§ **Instructions to follow**
Give again, verbatim, the lines between the line that contains "Convert this chart to matplotlib code." and the line that contains "from matplotlib.ticker import", counting both ends. Pictures are excluded from the copy.

§ **Task input**
__________
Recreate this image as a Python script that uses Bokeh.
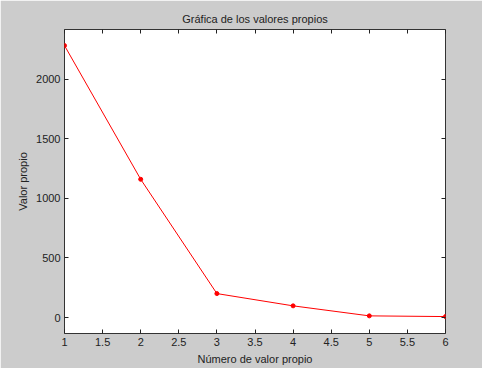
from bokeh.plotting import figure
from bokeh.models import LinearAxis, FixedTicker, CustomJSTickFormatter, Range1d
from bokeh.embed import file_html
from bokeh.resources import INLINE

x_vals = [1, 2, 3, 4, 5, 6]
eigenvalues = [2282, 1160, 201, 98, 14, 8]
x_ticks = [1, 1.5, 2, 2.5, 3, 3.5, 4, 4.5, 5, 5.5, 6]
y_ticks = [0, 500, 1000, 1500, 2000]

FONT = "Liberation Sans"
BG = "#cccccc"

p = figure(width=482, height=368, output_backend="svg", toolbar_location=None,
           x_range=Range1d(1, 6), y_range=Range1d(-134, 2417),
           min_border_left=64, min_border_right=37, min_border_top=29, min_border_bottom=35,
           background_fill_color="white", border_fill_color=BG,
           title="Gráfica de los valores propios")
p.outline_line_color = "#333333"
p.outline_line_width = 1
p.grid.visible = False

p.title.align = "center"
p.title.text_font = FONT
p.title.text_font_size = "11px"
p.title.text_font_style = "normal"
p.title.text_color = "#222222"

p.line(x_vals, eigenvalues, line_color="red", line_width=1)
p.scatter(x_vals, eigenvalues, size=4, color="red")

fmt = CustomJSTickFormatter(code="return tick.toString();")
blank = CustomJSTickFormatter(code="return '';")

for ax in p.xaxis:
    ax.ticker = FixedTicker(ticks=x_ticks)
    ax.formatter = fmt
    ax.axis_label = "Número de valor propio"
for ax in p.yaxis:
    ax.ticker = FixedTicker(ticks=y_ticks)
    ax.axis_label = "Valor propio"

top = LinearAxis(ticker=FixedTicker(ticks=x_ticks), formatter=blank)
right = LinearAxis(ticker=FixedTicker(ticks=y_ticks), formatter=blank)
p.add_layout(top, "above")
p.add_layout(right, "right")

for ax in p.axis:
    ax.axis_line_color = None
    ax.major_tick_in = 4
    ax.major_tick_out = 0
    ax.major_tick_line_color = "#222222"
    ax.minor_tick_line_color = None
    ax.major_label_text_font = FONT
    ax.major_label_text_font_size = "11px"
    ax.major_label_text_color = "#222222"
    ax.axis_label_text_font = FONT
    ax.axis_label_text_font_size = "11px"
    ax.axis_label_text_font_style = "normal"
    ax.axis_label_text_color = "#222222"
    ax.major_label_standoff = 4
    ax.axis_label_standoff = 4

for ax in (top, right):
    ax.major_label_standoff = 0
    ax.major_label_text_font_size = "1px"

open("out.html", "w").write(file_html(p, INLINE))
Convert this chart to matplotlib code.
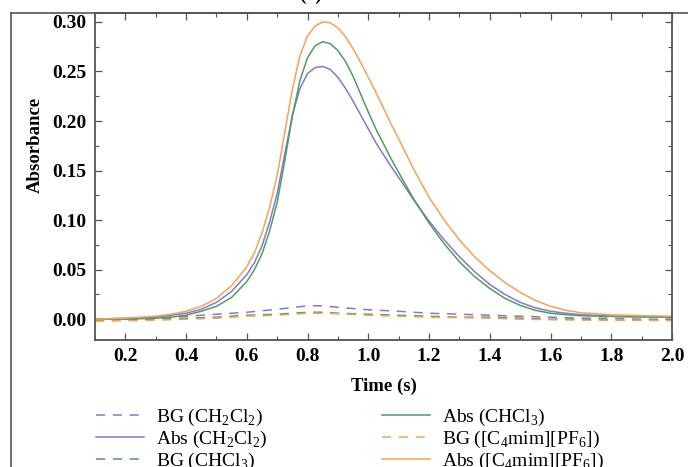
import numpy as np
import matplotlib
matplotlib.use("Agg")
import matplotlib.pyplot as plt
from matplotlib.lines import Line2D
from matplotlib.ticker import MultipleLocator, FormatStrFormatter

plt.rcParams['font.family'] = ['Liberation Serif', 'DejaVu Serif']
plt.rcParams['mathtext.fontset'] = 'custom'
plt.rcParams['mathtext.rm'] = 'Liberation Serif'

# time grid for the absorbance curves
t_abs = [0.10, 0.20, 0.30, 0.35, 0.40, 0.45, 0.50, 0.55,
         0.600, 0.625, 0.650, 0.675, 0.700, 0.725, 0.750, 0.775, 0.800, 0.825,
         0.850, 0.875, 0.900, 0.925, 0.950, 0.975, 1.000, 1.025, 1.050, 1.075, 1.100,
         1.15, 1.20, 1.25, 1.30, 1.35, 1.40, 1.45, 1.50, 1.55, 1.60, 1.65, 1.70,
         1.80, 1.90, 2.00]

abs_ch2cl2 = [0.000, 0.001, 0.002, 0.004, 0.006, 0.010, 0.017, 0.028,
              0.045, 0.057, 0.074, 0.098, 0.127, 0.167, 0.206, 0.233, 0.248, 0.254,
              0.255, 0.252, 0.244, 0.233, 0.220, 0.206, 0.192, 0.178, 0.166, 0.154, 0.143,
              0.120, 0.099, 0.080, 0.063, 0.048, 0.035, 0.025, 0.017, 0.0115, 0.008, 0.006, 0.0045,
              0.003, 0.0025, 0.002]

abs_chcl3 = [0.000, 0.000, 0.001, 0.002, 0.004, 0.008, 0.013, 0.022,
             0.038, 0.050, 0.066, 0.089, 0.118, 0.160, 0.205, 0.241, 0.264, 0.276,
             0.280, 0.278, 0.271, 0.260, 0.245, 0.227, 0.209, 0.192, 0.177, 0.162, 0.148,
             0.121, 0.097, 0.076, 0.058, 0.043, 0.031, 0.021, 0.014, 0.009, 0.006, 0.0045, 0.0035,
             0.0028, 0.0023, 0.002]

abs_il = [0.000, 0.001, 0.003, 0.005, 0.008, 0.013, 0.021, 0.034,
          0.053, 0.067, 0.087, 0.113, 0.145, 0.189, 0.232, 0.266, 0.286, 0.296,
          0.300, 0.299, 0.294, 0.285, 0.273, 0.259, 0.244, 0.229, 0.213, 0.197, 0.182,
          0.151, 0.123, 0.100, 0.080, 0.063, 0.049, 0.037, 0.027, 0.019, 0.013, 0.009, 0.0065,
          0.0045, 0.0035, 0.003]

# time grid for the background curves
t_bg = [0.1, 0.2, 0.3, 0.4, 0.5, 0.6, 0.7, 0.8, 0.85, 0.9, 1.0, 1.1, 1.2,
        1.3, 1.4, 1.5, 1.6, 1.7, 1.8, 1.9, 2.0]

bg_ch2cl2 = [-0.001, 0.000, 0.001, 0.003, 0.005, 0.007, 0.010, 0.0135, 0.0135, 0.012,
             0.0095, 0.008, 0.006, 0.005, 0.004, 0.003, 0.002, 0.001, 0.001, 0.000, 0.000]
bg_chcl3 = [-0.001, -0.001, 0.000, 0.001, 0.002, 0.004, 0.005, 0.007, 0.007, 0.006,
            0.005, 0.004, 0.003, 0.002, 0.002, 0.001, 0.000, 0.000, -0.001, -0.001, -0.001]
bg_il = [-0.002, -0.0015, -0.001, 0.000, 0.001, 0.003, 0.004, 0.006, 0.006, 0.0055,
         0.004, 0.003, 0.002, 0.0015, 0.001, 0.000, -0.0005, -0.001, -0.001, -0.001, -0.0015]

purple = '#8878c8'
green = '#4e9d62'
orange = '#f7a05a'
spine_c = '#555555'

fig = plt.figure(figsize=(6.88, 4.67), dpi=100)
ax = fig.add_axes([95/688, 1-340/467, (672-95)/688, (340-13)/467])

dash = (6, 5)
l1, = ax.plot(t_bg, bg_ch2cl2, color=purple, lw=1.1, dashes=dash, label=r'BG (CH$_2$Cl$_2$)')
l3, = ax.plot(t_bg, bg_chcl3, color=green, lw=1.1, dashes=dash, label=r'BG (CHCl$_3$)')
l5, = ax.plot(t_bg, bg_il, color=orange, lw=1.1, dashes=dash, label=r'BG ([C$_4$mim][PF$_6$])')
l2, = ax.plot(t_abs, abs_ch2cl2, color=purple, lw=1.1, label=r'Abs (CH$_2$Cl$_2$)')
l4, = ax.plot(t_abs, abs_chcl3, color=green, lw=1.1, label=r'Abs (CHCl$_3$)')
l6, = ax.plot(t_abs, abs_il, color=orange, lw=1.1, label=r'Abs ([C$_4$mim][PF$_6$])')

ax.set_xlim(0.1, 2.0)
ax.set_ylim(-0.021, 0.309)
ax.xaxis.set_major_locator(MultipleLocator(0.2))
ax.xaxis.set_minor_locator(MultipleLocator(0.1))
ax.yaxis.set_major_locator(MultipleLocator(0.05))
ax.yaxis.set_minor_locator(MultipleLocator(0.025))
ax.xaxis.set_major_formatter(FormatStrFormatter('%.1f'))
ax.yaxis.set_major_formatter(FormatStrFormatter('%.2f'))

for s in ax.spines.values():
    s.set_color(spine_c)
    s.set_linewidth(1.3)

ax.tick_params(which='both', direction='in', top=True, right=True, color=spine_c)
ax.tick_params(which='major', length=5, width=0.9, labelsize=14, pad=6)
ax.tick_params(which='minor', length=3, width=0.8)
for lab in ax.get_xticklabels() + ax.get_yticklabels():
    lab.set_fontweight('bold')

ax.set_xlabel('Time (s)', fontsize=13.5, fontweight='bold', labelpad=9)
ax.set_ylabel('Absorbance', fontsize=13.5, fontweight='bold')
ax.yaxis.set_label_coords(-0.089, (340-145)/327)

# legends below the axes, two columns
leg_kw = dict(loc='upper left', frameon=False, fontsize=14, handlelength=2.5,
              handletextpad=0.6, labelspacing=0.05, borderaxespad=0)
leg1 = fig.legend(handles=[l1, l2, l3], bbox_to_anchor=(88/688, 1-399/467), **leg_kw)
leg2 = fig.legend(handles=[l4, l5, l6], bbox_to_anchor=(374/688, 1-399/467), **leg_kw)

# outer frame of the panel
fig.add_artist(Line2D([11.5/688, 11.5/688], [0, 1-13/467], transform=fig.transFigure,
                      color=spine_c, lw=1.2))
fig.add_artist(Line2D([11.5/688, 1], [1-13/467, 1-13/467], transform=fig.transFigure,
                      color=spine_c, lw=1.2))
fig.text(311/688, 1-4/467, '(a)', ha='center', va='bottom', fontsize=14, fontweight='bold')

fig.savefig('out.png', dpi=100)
__________
§ **Response**
Convert this chart to matplotlib code.
import numpy as np
import matplotlib
matplotlib.use("Agg")
import matplotlib.pyplot as plt
from matplotlib.lines import Line2D
from matplotlib.ticker import MultipleLocator, FormatStrFormatter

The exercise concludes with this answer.